E tudo isto sem desvendar-se ainda os estratégicos mistérios atlânticos da tal rampa dos foguetões e satélites “meteorológicos”, guardados os foguetes, as bombas-foguete e as roqueiras para depois das Eleições (regionais açorianas e norte-americanas...), antes que todas essas estrondosas peças rebentem de novo por cima das nossas cabeças, nas pastagens e debaixo dos solos e aquíferos contaminados, ou no fundo das águas turvas que dissimulada e perigosamente nos cercam, enganam e querem de novo instrumentalizar..., quando não em alegoria adaptada e mais à moda de alguns dos nossos provinciais prestidigitadores, à semelhança de quem ficou (e tornaria a ficar!), como Jefferson dizia da escravatura, com “o lobo pelas orelhas”, naquela aflição ou impasse de permanecer preso “ao cornos do toiro” (ou rabejando-o nas arenas, arraiais e redondéis das ilhas, do país e do mundo), à espera de uma escapadela (ou conjuntural cuspidela...) salvadora – cujo momento propício e seguro dificilmente chegaria para as próximas gerações de açorianos, sempre perdida, adiada ou comprometida a sua multimodal e complexa configuração em hipotecas e concessões inconsequentes e efémeras... Tal como no passado e hoje mais se comprova à saturação própria e alheia:




– Para além, claro, daquelas interesseiras e pseudo-inocentes trocas de nuclear conversa fiada nas ridículas cabeças “decisórias” de certos amadores da “coisa pública”, ignorantes impreparados ou rematados irresponsáveis a quem, rotineira e comodamente, vamos dando um irreflectido voto, passando-lhes míopes procurações...

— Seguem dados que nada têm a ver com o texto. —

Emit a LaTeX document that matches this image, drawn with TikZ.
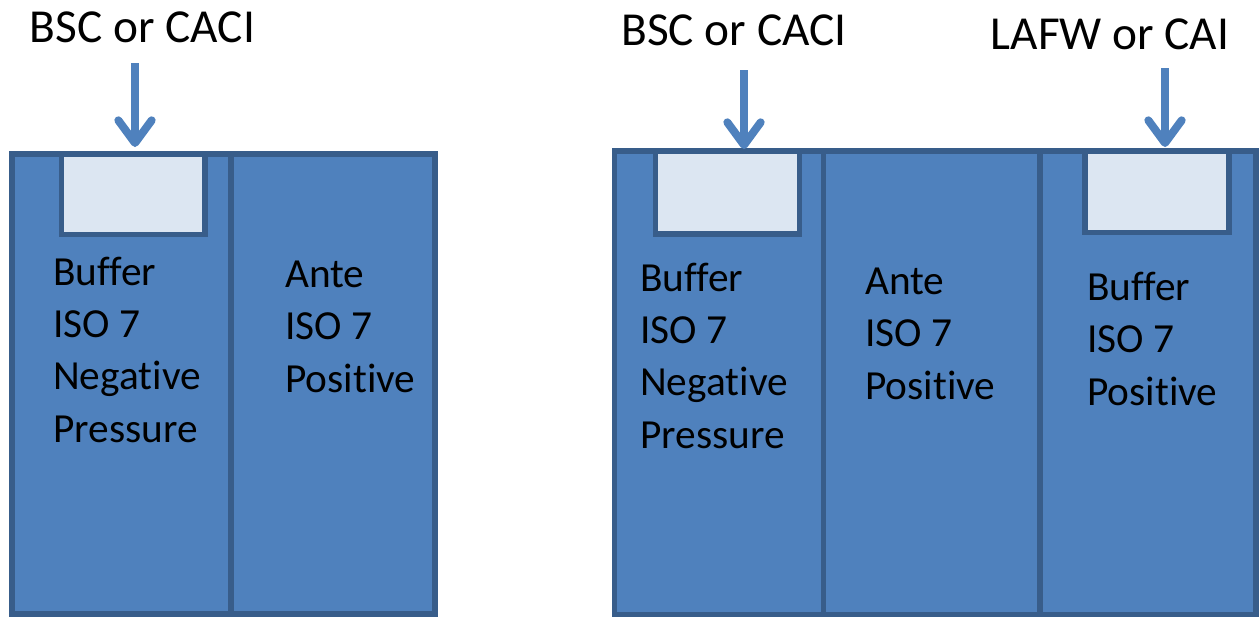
\documentclass[tikz,border=0pt]{standalone}
\usepackage{fontspec}
\setmainfont{Carlito}[Ligatures=NoCommon]
\usetikzlibrary{arrows.meta}
\definecolor{roomblue}{RGB}{79,129,189}
\definecolor{roomedge}{RGB}{56,93,138}
\definecolor{hoodfill}{RGB}{220,230,242}

\begin{document}
\begin{tikzpicture}[x=0.75pt,y=0.75pt,yscale=-1,xscale=1,
  room/.style={draw=roomedge,fill=roomblue,line width=4.2pt},
  hood/.style={draw=roomedge,fill=hoodfill,line width=4.2pt},
  roomtext/.style={anchor=base west,inner sep=0pt,align=left,font=\fontsize{31}{39.2}\selectfont},
  hoodlabel/.style={anchor=base,inner sep=0pt,font=\fontsize{35.5}{42}\selectfont},
  airflow/.style={draw=roomblue,line width=6pt,-{Straight Barb[round,length=17pt,width=25pt]}}]
\useasboundingbox (0,0) rectangle (1260,618);

%Shape: Rectangle [buffer room, left suite]
\draw [room] (12,154) rectangle (231,614) ;
%Shape: Rectangle [ante room, left suite]
\draw [room] (231,154) rectangle (435,614) ;
%Shape: Rectangle [hood in buffer]
\draw [hood] (61.5,154) rectangle (205,234.5) ;

%Shape: Rectangle [buffer room, right suite]
\draw [room] (614.5,151) rectangle (823.5,614.5) ;
%Shape: Rectangle [ante room, right suite]
\draw [room] (823.5,151) rectangle (1040,614.5) ;
%Shape: Rectangle [positive buffer room]
\draw [room] (1040,151) rectangle (1256,614.5) ;
%Shape: Rectangle [hood in negative buffer]
\draw [hood] (655.5,151) rectangle (799.5,234) ;
%Shape: Rectangle [hood in positive buffer]
\draw [hood] (1085,151) rectangle (1229,232.5) ;

% Text Node
\node [hoodlabel] (lblA) at (142.5,42) {BSC or CACI};
% Text Node
\node [hoodlabel] (lblB) at (734,45) {BSC or CACI};
% Text Node
\node [hoodlabel] (lblC) at (1110,49) {LAFW or CAI};

%Straight Lines [air into the hoods]
\coordinate (outA) at (135,63);
\coordinate (inA) at (135,147);
\coordinate (outB) at (744,70);
\coordinate (inB) at (744,149);
\coordinate (outC) at (1165,68);
\coordinate (inC) at (1165,147);
\draw [airflow] (outA) -- (inA) ;
\draw [airflow] (outB) -- (inB) ;
\draw [airflow] (outC) -- (inC) ;

% Text Node (base anchor sits on the last line)
\node [roomtext] (txtA) at (53,442) {Buffer\\ISO 7\\Negative\\Pressure};
% Text Node
\node [roomtext] (txtB) at (285,392) {Ante\\ISO 7\\Positive};
% Text Node
\node [roomtext] (txtC) at (640,448) {Buffer\\ISO 7\\Negative\\Pressure};
% Text Node
\node [roomtext] (txtD) at (865,399) {Ante\\ISO 7\\Positive};
% Text Node
\node [roomtext] (txtE) at (1087,405) {Buffer\\ISO 7\\Positive};

\end{tikzpicture}
\end{document}
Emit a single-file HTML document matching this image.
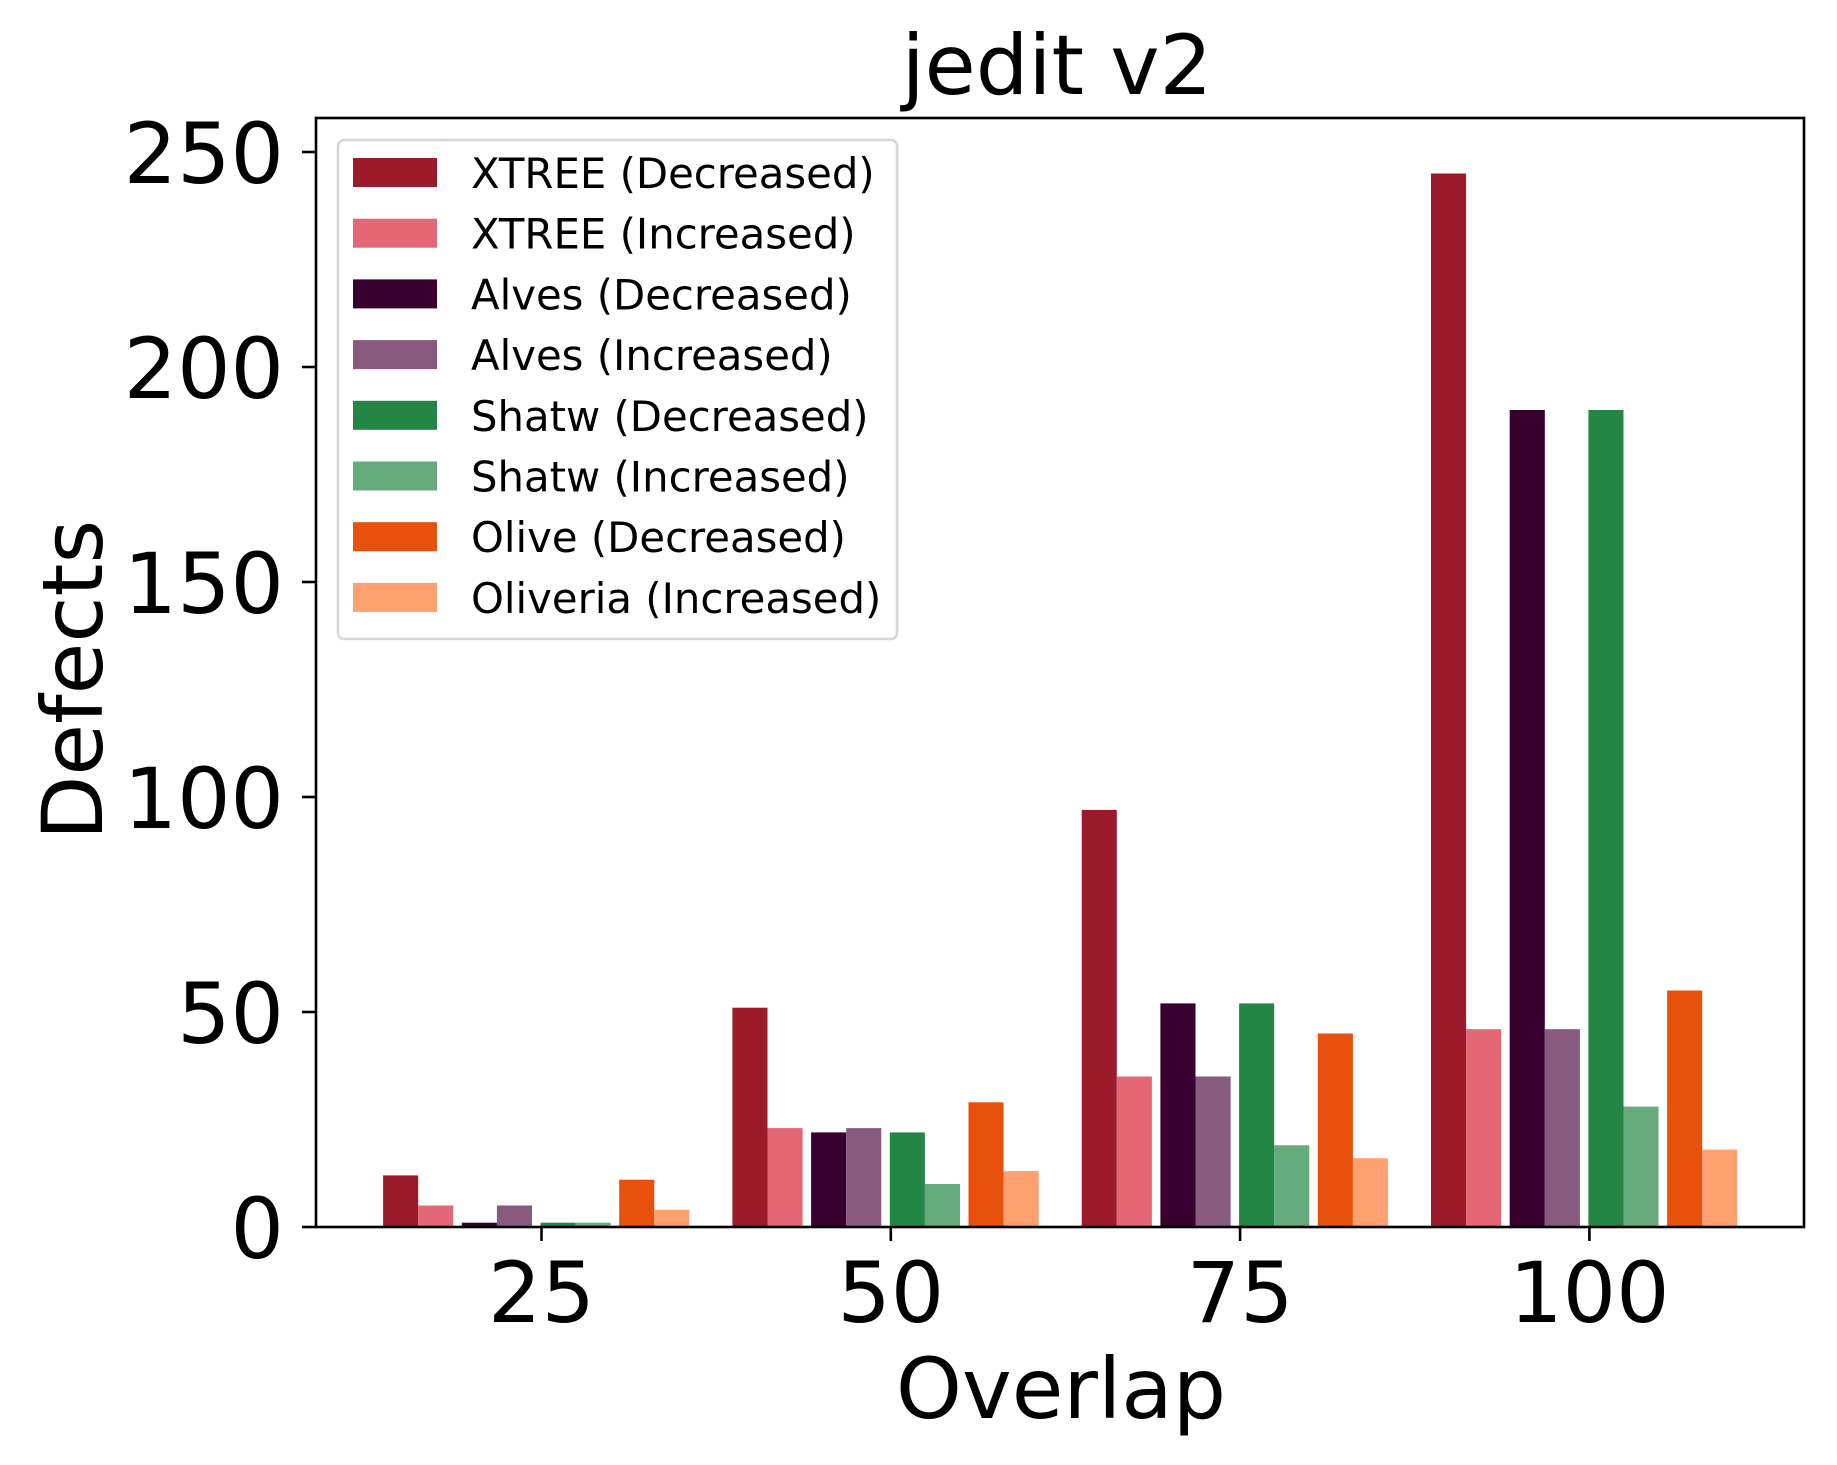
<!DOCTYPE html>
<html><head><meta charset="utf-8"><style>
html,body{margin:0;padding:0;background:#fff}
svg{display:block}
text{font-family:"DejaVu Sans","Liberation Sans",sans-serif;fill:#000}
</style></head><body>
<svg id="chart" width="1837" height="1465" xmlns="http://www.w3.org/2000/svg">
<text x="1057" y="94" font-size="83" text-anchor="middle">jedit v2</text>
<g id="bars"></g>
<g id="axes"></g>
<text x="1061" y="1418" font-size="84" text-anchor="middle">Overlap</text>
<text x="0" y="0" font-size="84" text-anchor="middle" transform="translate(102,680) rotate(-90)">Defects</text>
<g id="legend"></g>
</svg>
<script>
const categories = [25, 50, 75, 100];
const seriesNames = ["XTREE (Decreased)","XTREE (Increased)","Alves (Decreased)","Alves (Increased)","Shatw (Decreased)","Shatw (Increased)","Olive (Decreased)","Oliveria (Increased)"];
const seriesColors = ["#9b1b2a","#e36774","#38002f","#875a7e","#238645","#66ab7b","#e8510c","#ffa070"];
const xtreeDec = [12, 51, 97, 245];
const xtreeInc = [5, 23, 35, 46];
const alvesDec = [1, 22, 52, 190];
const alvesInc = [5, 23, 35, 46];
const shatwDec = [1, 22, 52, 190];
const shatwInc = [1, 10, 19, 28];
const oliveDec = [11, 29, 45, 55];
const oliveInc = [4, 13, 16, 18];
const yTicks = [0, 50, 100, 150, 200, 250];
const seriesValues = [xtreeDec, xtreeInc, alvesDec, alvesInc, shatwDec, shatwInc, oliveDec, oliveInc];

const NS = "http://www.w3.org/2000/svg";
const L = 316, R = 1804, T = 118, B = 1227;
function xScale(c){ return 541.5 + (c - 25) * (349.3 / 25); }
function yScale(v){ return B - v * (1075 / 250); }
const barW = 35.1, pairStride = 78.7;
function mk(tag, attrs, parent){ const e = document.createElementNS(NS, tag); for (const k in attrs) e.setAttribute(k, attrs[k]); parent.appendChild(e); return e; }

const bars = document.getElementById('bars');
seriesValues.forEach((vals, s) => {
  vals.forEach((v, i) => {
    const pair = Math.floor(s / 2), sub = s % 2;
    const x = xScale(categories[i]) + (pair - 2) * pairStride - 1 + sub * barW;
    const r = mk('rect', {x: x, y: yScale(v), width: barW, height: B - yScale(v), fill: seriesColors[s]}, bars);
    
    
  });
});

const axes = document.getElementById('axes');
const frame = mk('rect', {x: L, y: T, width: R - L, height: B - T, fill: 'none', stroke: '#000', 'stroke-width': 2.6}, axes);


categories.forEach(c => {
  const x = xScale(c);
  const t = mk('line', {x1: x, x2: x, y1: B, y2: B + 14, stroke: '#000', 'stroke-width': 2.6}, axes);
  
  
  const lb = mk('text', {x: x, y: 1322, 'font-size': 84, 'text-anchor': 'middle'}, axes);
  lb.textContent = c;
  
  
});
yTicks.forEach(v => {
  const y = yScale(v);
  const t = mk('line', {x1: L - 14, x2: L, y1: y, y2: y, stroke: '#000', 'stroke-width': 2.6}, axes);
  
  
  const lb = mk('text', {x: 284, y: y + 31, 'font-size': 84, 'text-anchor': 'end'}, axes);
  lb.textContent = v;
  
  
});

const legend = document.getElementById('legend');
const box = mk('rect', {x: 338, y: 140, width: 559, height: 499, rx: 6, fill: '#fff', 'fill-opacity': 0.85, stroke: '#d6d6d6', 'stroke-width': 2.5}, legend);


seriesNames.forEach((n, s) => {
  const y = 158 + s * 60.7;
  const p = mk('rect', {x: 353, y: y, width: 84, height: 29, fill: seriesColors[s]}, legend);
  
  
  const t = mk('text', {x: 471, y: y + 30, 'font-size': 41.8}, legend);
  t.textContent = n;
  
  
});
</script>
</body></html>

E nem será preciso, para já – parece-me... – esmiuçar toda uma série de curiosas, sintomáticas e imaginativas propostas e sugestões de alguns encartados analistas, comentadores e “especialistas” que, a partir dos seus semanais poisos e mediáticos estúdios, continuam a debitar incríveis e floridas doses de denunciada publicidade “científica” segundo consabidas escolinhas de propaganda e outros ressabiados discursos (afinal enganosos lugares comuns...) de certos “think-tanks” bélicos – tão prenhes sempre de sub-reptícia (e apenas dita pura e generosa...) intenção de “investigação” –, todavia logo a emparceirar com supostos modelos de alternativos (?) e exequíveis (?) projectos geoestratégicos cuja solidez, segurança e real interesse (local, nacional e regional) é bastante duvidoso e incoerente, quiçá chegando a identicamente violar aqueles mesmos princípios acima partilhados!


– Assim, na rampa destes delírios tácticos, concessões e trocas, o silêncio político-partidário de todos, é ainda mais inadmissível e arrepiante!